但最大的改变是让所有人都能常态化地进行成人学习。一个方法是向国民发放抵用券,可用于支付培训费用。新加坡就有这样的“个人学习账户”。该国向所有25岁以上的国民提供资金,可用来选择学习500种经认可的课程。到目前为止,每个国民只领取了几百美元,但这才刚刚开始。
Courses paid for by taxpayers risk being wasteful. But industry can help by steering people towards the skills it wants and by working with MOOCs and colleges to design courses that are relevant. Companies can also encourage their staff to learn. AT&T, a telecoms firm which wants to equip its workforce with digital skills, spends $30m a year on reimbursing employees’ tuition costs. Trade unions can play a useful role as organisers of lifelong learning, particularly for those—workers in small firms or the self-employed—for whom company-provided training is unlikely. A union-run training programme in Britain has support from political parties on the right and left.
由纳税人付费的课程有可能被浪费。但企业界可以提供帮助,引导人们学习业界所需的技能,并和MOOC及大学院校合作设计有用的课程。企业还可以鼓励员工学习。电信公司AT&T希望员工具备数字技能,它每年支出3000万美元报销员工的学费。工会也可以发挥作用,组织终身学习,尤其是帮助那些小公司的员工或自雇人士,因为这些人不大可能有公费培训的机会。在英国,一个工会组织的培训项目同时得到了左右两派政党的支持。
To make all this training worthwhile, governments need to slash the licensing requirements and other barriers that make it hard for newcomers to enter occupations. Rather than asking for 300 hours’ practice to qualify to wash hair, for instance, the state of Tennessee should let hairdressers decide for themselves who is the best person to hire.
要让所有这些培训有价值,政府需要大力降低执业资格要求以及其他阻碍新人入行的门槛。例如,与其要求有300小时的实习来获得做洗发工的资格,田纳西州应该让理发店自行决定雇谁最好。
Not everyone will successfully navigate the shifting jobs market. Those most at risk of technological disruption are men in blue-collar jobs, many of whom reject taking less “masculine” roles in fast-growing areas such as health care.
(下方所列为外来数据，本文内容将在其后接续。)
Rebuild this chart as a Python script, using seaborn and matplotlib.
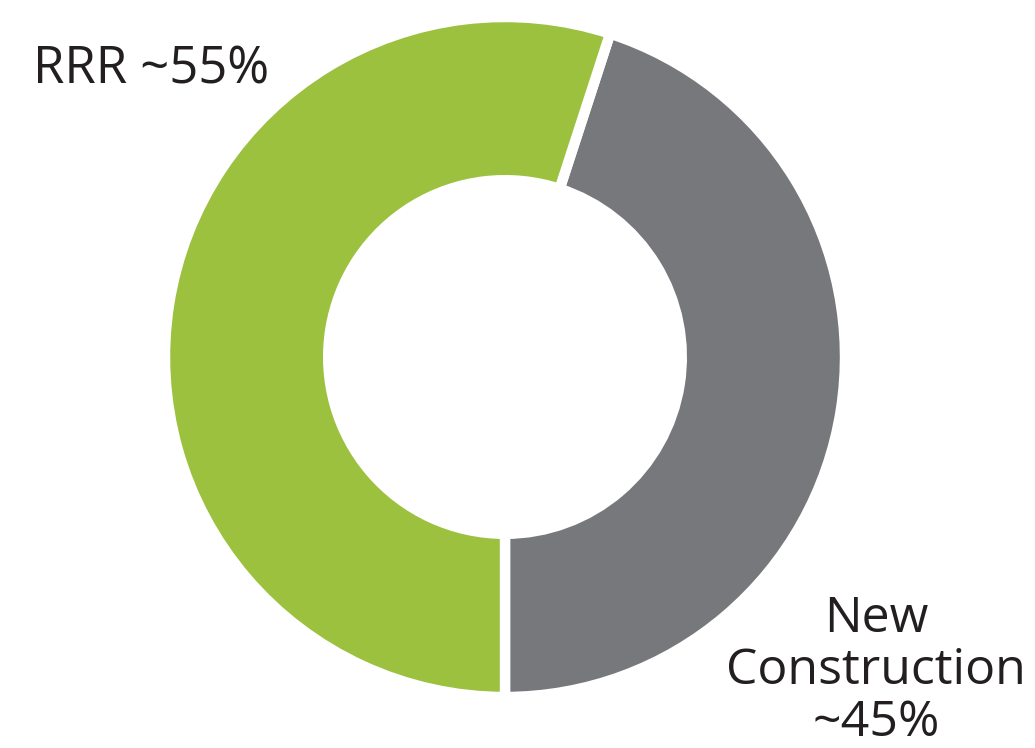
import matplotlib
matplotlib.use("Agg")
import matplotlib.pyplot as plt
import seaborn as sns

categories = ["New Construction", "RRR"]
shares = [45, 55]
labels = ["New\nConstruction\n~45%", "RRR ~55%"]
colors = ["#77787B", "#9BC13F"]

sns.set_theme(style="white")
plt.rcParams["font.family"] = ["Open Sans", "DejaVu Sans"]

fig = plt.figure(figsize=(10.35, 7.48), dpi=100)
ax = fig.add_axes([0, 0, 1, 1])

ax.pie(shares, colors=colors, startangle=-90, counterclock=True,
       radius=1.0,
       wedgeprops=dict(width=0.48, edgecolor="white", linewidth=7.5))

# 1 data unit = 340 px; donut centred at pixel (505, 357)
scale = 340.0
cx, cy = 505.0, 357.0
ax.set_xlim(-cx / scale, (1035 - cx) / scale)
ax.set_ylim(-(748 - cy) / scale, cy / scale)
ax.set_aspect("equal")
ax.axis("off")

ax.text((33 - cx) / scale, (cy - 83) / scale, labels[1],
        ha="left", va="baseline", fontsize=36.5, color="#231F20")
ax.text((876 - cx) / scale, (cy - 736) / scale, labels[0],
        ha="center", va="baseline", fontsize=36, color="#231F20",
        linespacing=1.07)

fig.savefig("out.png", dpi=100)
But to keep the numbers of those left behind to a minimum, all adults must have access to flexible, affordable training. The 19th and 20th centuries saw stunning advances in education. That should be the scale of the ambition today.
并非每个人都能成功应付正在变化的就业市场。受技术颠覆威胁最大的是那些蓝领工人,其中很多人拒绝在医疗护理等快速发展的领域里承担不那么“男子汉”的工作。但是,若要尽量减少因时代改变而落伍的人数,那么所有成年人都必须能够获得灵活而又实惠的培训。在19和20世纪,教育有了令人震惊的进步。今天的抱负应当不逊当年。